## start
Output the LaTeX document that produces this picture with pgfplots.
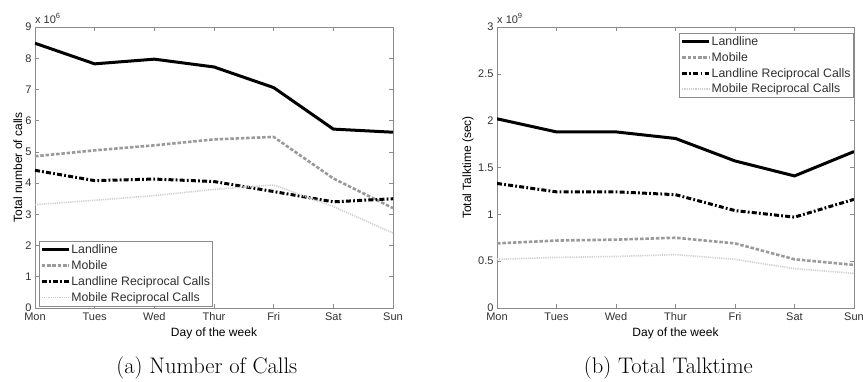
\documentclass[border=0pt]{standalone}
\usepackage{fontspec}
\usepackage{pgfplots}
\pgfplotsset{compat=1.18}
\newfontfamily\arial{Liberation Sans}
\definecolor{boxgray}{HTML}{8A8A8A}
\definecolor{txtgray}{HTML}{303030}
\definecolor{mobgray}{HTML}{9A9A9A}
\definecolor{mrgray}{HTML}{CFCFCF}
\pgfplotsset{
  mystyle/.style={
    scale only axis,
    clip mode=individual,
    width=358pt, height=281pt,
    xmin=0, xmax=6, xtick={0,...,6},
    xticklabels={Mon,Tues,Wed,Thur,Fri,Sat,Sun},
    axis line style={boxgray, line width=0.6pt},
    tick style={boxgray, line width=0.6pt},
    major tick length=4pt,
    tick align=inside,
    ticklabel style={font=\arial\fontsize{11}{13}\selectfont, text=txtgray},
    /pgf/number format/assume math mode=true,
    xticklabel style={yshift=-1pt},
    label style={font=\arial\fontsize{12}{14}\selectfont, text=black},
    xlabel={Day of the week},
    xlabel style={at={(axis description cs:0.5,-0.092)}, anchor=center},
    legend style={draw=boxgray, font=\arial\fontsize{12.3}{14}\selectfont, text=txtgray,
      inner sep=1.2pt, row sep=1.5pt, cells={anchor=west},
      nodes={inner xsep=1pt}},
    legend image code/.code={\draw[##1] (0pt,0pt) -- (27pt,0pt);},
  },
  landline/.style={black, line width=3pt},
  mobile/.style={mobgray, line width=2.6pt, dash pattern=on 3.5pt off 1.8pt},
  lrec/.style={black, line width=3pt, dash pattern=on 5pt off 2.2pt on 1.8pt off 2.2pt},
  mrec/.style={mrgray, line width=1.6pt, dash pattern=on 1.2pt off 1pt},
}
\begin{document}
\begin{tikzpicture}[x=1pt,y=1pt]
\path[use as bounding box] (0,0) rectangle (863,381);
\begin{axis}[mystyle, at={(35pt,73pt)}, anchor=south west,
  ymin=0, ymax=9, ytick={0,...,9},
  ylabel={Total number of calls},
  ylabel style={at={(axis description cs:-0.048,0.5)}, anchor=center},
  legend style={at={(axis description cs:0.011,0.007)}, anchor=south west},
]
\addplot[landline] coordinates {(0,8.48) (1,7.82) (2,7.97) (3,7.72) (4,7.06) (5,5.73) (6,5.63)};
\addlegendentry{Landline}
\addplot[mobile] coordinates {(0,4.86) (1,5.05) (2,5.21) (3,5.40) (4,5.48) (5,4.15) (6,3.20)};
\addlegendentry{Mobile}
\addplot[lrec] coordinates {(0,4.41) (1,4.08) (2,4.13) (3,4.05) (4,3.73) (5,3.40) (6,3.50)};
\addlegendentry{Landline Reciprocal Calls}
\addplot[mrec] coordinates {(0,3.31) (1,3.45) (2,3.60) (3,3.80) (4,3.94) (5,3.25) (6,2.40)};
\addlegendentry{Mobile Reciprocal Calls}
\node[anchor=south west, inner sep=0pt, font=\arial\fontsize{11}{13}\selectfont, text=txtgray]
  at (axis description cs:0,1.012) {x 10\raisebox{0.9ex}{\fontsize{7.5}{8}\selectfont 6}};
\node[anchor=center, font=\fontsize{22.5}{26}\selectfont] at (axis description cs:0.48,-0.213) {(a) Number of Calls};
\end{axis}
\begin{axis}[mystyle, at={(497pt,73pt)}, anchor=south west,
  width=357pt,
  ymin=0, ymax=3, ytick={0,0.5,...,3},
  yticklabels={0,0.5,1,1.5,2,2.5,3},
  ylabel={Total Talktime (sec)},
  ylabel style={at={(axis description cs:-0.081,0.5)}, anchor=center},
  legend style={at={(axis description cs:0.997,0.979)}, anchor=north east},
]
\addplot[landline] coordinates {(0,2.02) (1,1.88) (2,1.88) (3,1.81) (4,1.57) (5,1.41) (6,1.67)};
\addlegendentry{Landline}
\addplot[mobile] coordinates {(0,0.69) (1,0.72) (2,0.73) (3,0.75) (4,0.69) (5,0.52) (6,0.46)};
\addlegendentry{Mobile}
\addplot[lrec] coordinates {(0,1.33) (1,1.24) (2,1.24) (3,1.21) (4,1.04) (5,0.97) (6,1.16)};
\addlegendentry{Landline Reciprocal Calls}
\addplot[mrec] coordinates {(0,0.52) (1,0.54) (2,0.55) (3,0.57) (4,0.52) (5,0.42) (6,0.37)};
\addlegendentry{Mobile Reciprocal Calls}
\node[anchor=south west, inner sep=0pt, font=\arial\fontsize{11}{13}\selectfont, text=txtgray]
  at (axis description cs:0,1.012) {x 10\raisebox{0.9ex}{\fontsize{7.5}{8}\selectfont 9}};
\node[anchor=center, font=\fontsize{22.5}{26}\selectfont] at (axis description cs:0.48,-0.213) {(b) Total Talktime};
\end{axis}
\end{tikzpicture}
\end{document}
## end
**What you should do**. Print each line of the material above exactly, with the pictures removed from your copy.

**Task solution**.
Output the LaTeX document that produces this picture with pgfplots.
\documentclass[border=0pt]{standalone}
\usepackage{fontspec}
\usepackage{pgfplots}
\pgfplotsset{compat=1.18}
\newfontfamily\arial{Liberation Sans}
\definecolor{boxgray}{HTML}{8A8A8A}
\definecolor{txtgray}{HTML}{303030}
\definecolor{mobgray}{HTML}{9A9A9A}
\definecolor{mrgray}{HTML}{CFCFCF}
\pgfplotsset{
  mystyle/.style={
    scale only axis,
    clip mode=individual,
    width=358pt, height=281pt,
    xmin=0, xmax=6, xtick={0,...,6},
    xticklabels={Mon,Tues,Wed,Thur,Fri,Sat,Sun},
    axis line style={boxgray, line width=0.6pt},
    tick style={boxgray, line width=0.6pt},
    major tick length=4pt,
    tick align=inside,
    ticklabel style={font=\arial\fontsize{11}{13}\selectfont, text=txtgray},
    /pgf/number format/assume math mode=true,
    xticklabel style={yshift=-1pt},
    label style={font=\arial\fontsize{12}{14}\selectfont, text=black},
    xlabel={Day of the week},
    xlabel style={at={(axis description cs:0.5,-0.092)}, anchor=center},
    legend style={draw=boxgray, font=\arial\fontsize{12.3}{14}\selectfont, text=txtgray,
      inner sep=1.2pt, row sep=1.5pt, cells={anchor=west},
      nodes={inner xsep=1pt}},
    legend image code/.code={\draw[##1] (0pt,0pt) -- (27pt,0pt);},
  },
  landline/.style={black, line width=3pt},
  mobile/.style={mobgray, line width=2.6pt, dash pattern=on 3.5pt off 1.8pt},
  lrec/.style={black, line width=3pt, dash pattern=on 5pt off 2.2pt on 1.8pt off 2.2pt},
  mrec/.style={mrgray, line width=1.6pt, dash pattern=on 1.2pt off 1pt},
}
\begin{document}
\begin{tikzpicture}[x=1pt,y=1pt]
\path[use as bounding box] (0,0) rectangle (863,381);
\begin{axis}[mystyle, at={(35pt,73pt)}, anchor=south west,
  ymin=0, ymax=9, ytick={0,...,9},
  ylabel={Total number of calls},
  ylabel style={at={(axis description cs:-0.048,0.5)}, anchor=center},
  legend style={at={(axis description cs:0.011,0.007)}, anchor=south west},
]
\addplot[landline] coordinates {(0,8.48) (1,7.82) (2,7.97) (3,7.72) (4,7.06) (5,5.73) (6,5.63)};
\addlegendentry{Landline}
\addplot[mobile] coordinates {(0,4.86) (1,5.05) (2,5.21) (3,5.40) (4,5.48) (5,4.15) (6,3.20)};
\addlegendentry{Mobile}
\addplot[lrec] coordinates {(0,4.41) (1,4.08) (2,4.13) (3,4.05) (4,3.73) (5,3.40) (6,3.50)};
\addlegendentry{Landline Reciprocal Calls}
\addplot[mrec] coordinates {(0,3.31) (1,3.45) (2,3.60) (3,3.80) (4,3.94) (5,3.25) (6,2.40)};
\addlegendentry{Mobile Reciprocal Calls}
\node[anchor=south west, inner sep=0pt, font=\arial\fontsize{11}{13}\selectfont, text=txtgray]
  at (axis description cs:0,1.012) {x 10\raisebox{0.9ex}{\fontsize{7.5}{8}\selectfont 6}};
\node[anchor=center, font=\fontsize{22.5}{26}\selectfont] at (axis description cs:0.48,-0.213) {(a) Number of Calls};
\end{axis}
\begin{axis}[mystyle, at={(497pt,73pt)}, anchor=south west,
  width=357pt,
  ymin=0, ymax=3, ytick={0,0.5,...,3},
  yticklabels={0,0.5,1,1.5,2,2.5,3},
  ylabel={Total Talktime (sec)},
  ylabel style={at={(axis description cs:-0.081,0.5)}, anchor=center},
  legend style={at={(axis description cs:0.997,0.979)}, anchor=north east},
]
\addplot[landline] coordinates {(0,2.02) (1,1.88) (2,1.88) (3,1.81) (4,1.57) (5,1.41) (6,1.67)};
\addlegendentry{Landline}
\addplot[mobile] coordinates {(0,0.69) (1,0.72) (2,0.73) (3,0.75) (4,0.69) (5,0.52) (6,0.46)};
\addlegendentry{Mobile}
\addplot[lrec] coordinates {(0,1.33) (1,1.24) (2,1.24) (3,1.21) (4,1.04) (5,0.97) (6,1.16)};
\addlegendentry{Landline Reciprocal Calls}
\addplot[mrec] coordinates {(0,0.52) (1,0.54) (2,0.55) (3,0.57) (4,0.52) (5,0.42) (6,0.37)};
\addlegendentry{Mobile Reciprocal Calls}
\node[anchor=south west, inner sep=0pt, font=\arial\fontsize{11}{13}\selectfont, text=txtgray]
  at (axis description cs:0,1.012) {x 10\raisebox{0.9ex}{\fontsize{7.5}{8}\selectfont 9}};
\node[anchor=center, font=\fontsize{22.5}{26}\selectfont] at (axis description cs:0.48,-0.213) {(b) Total Talktime};
\end{axis}
\end{tikzpicture}
\end{document}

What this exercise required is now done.